I’m overrun with tomatoes in the garden and wanted to share how I cook because a lot of you ask. I started with the thought that a yellow tomato salsa with be a great spleen/stomach dish due to its yellow color and sweet flavor. I googled a yellow tomato salsa recipe and then adapted it based on what I had on hand. As I was cooking and grabbing new ingredients I realized I had a balanced dish full of great things to keep my family healthy this fall. We plan on enjoying this salsa with our morning eggs, enjoy!
What you need:
A bowl of yellow tomatoes (spleen/stomach)
A handful of tomatillos (liver/gall bladder)
A small red onion (heart/small intestine and lung/large intestine)
8 cloves of garlic (lung large/intestine)
2 jalapenos (de-seeded) (liver/gall baldder)
A handful of fresh, hand picked basil (liver/gall bladder)
olive oil and apple cider vinegar to drizzle (liver/gall bladder)
salt and pepper (kidney/urinary bladder)
Preheat oven to 375. Wash your goodies.

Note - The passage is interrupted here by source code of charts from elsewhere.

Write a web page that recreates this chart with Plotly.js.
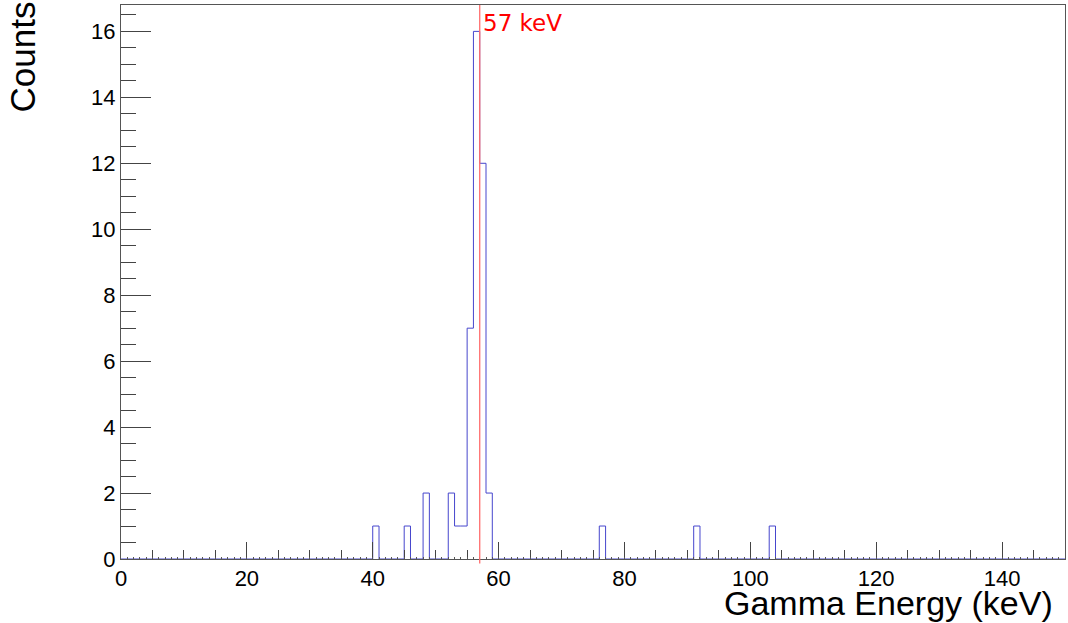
<!DOCTYPE html>
<html>
<head>
<meta charset="utf-8">
<script src="https://cdn.plot.ly/plotly-3.0.1.min.js"></script>
<style>html,body{margin:0;padding:0;background:#fff;}#chart{width:1068px;height:623px;}</style>
</head>
<body>
<div id="chart"></div>
<script>
// Histogram: 150 bins of 1 keV from 0 to 150 keV; only non-empty bins listed
const binLowEdges = [40, 45, 48, 52, 53, 54, 55, 56, 57, 58, 76, 91, 103];
const binCounts   = [1, 1, 2, 2, 1, 1, 7, 16, 12, 2, 1, 1, 1];
const nBins = 150;
const xMin = 0, xMax = 150;
const markerEnergy = 57;
const markerLabel = "57 keV";
const xTitle = "Gamma Energy (keV)";
const yTitle = "Counts";

const binWidth = (xMax - xMin) / nBins;
const contents = new Array(nBins).fill(0);
binLowEdges.forEach((e, i) => { contents[Math.round((e - xMin) / binWidth)] = binCounts[i]; });
const edges = [];
const ys = [];
for (let i = 0; i < nBins; i++) { edges.push(xMin + i * binWidth); ys.push(contents[i]); }
edges.push(xMax); ys.push(contents[nBins - 1]);

const trace = {
  x: edges, y: ys, type: 'scatter', mode: 'lines',
  line: {shape: 'hv', color: 'rgb(70,70,205)', width: 1},
  hoverinfo: 'skip', showlegend: false
};
const dummy = {x: [xMin, xMax], y: [0, 0], xaxis: 'x2', yaxis: 'y', mode: 'lines',
  line: {width: 0, color: 'rgba(0,0,0,0)'}, showlegend: false, hoverinfo: 'skip'};

const font = 'Liberation Sans, Arial, Helvetica, sans-serif';
const layout = {
  width: 1068, height: 623,
  margin: {l: 121, r: 3, t: 5, b: 64},
  paper_bgcolor: '#fff', plot_bgcolor: '#fff',
  font: {family: font, color: '#000'},
  xaxis: {
    range: [xMin, xMax], dtick: 20, tick0: 0, ticks: 'inside', ticklen: 17, tickwidth: 1, tickcolor: '#444',
    minor: {dtick: 5, tick0: 0, ticks: 'inside', ticklen: 9, tickwidth: 1, tickcolor: '#444'},
    showgrid: false, zeroline: false, showline: true, linecolor: '#555', linewidth: 1, mirror: true,
    tickfont: {size: 22, family: font, color: '#000'}
  },
  xaxis2: {
    range: [xMin, xMax], overlaying: 'x', dtick: 1, tick0: 0, ticks: 'inside', ticklen: 2, tickwidth: 1,
    tickcolor: '#555', showticklabels: false, showgrid: false, zeroline: false, showline: false, side: 'bottom', anchor: 'y'
  },
  yaxis: {
    range: [0, 16.8], dtick: 2, tick0: 0, ticks: 'inside', ticklen: 30, tickwidth: 1, tickcolor: '#444',
    minor: {dtick: 0.5, tick0: 0, ticks: 'inside', ticklen: 15, tickwidth: 1, tickcolor: '#444'},
    showgrid: false, zeroline: false, showline: true, linecolor: '#555', linewidth: 1, mirror: true,
    tickfont: {size: 22, family: font, color: '#000'}
  },
  shapes: [{
    type: 'line', xref: 'x', yref: 'paper', x0: markerEnergy, x1: markerEnergy, y0: -0.008, y1: 1,
    line: {color: 'rgb(255,110,110)', width: 1.3}
  }],
  annotations: [
    {text: markerLabel, xref: 'x', yref: 'paper', x: markerEnergy, y: 1, xanchor: 'left', yanchor: 'top',
     xshift: 1, yshift: -3, showarrow: false, font: {size: 23, color: '#ff0000', family: 'DejaVu Sans, sans-serif'}},
    {text: xTitle, xref: 'paper', yref: 'paper', x: 1, y: 0, xanchor: 'right', yanchor: 'top',
     xshift: -10, yshift: -23, showarrow: false, font: {size: 34, color: '#000', family: font}},
    {text: yTitle, xref: 'paper', yref: 'paper', x: 0, y: 1, xanchor: 'center', yanchor: 'top',
     xshift: -99, yshift: 5, textangle: -90, showarrow: false, font: {size: 35, color: '#000', family: font}}
  ]
};
Plotly.newPlot('chart', [trace, dummy], layout, {staticPlot: true, displayModeBar: false});
</script>
</body>
</html>
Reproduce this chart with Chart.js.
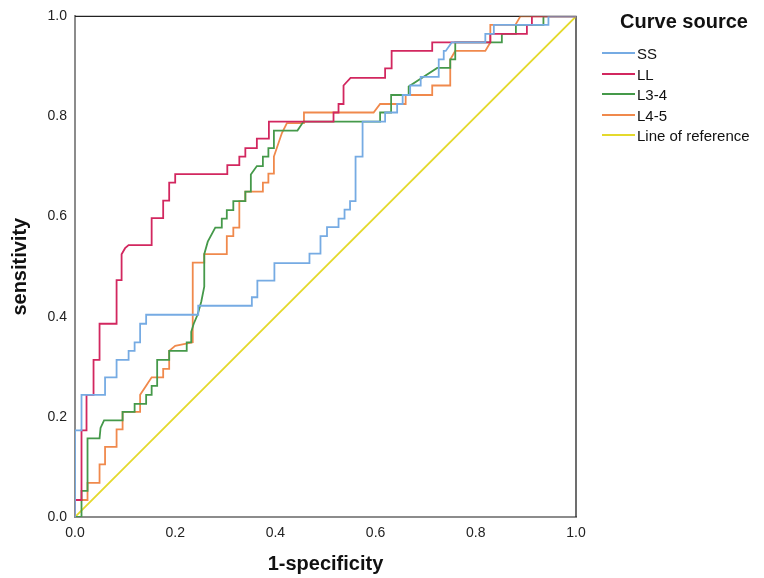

For this batch I didn’t cut the tomatoes but I think next time I might halve them. I cut the tomatillos in quarters. I roughly chopped the onion, garlic, jalapenos, and basil.
I put foil on 2 cookie sheets and layed the tomatoes down first then sprinkled the rest of the ingredients on top ending with olive oil and apple cider vinegar and salt and pepper. Cook until roasted apprx 45 minutes. Fill jars and enjoy!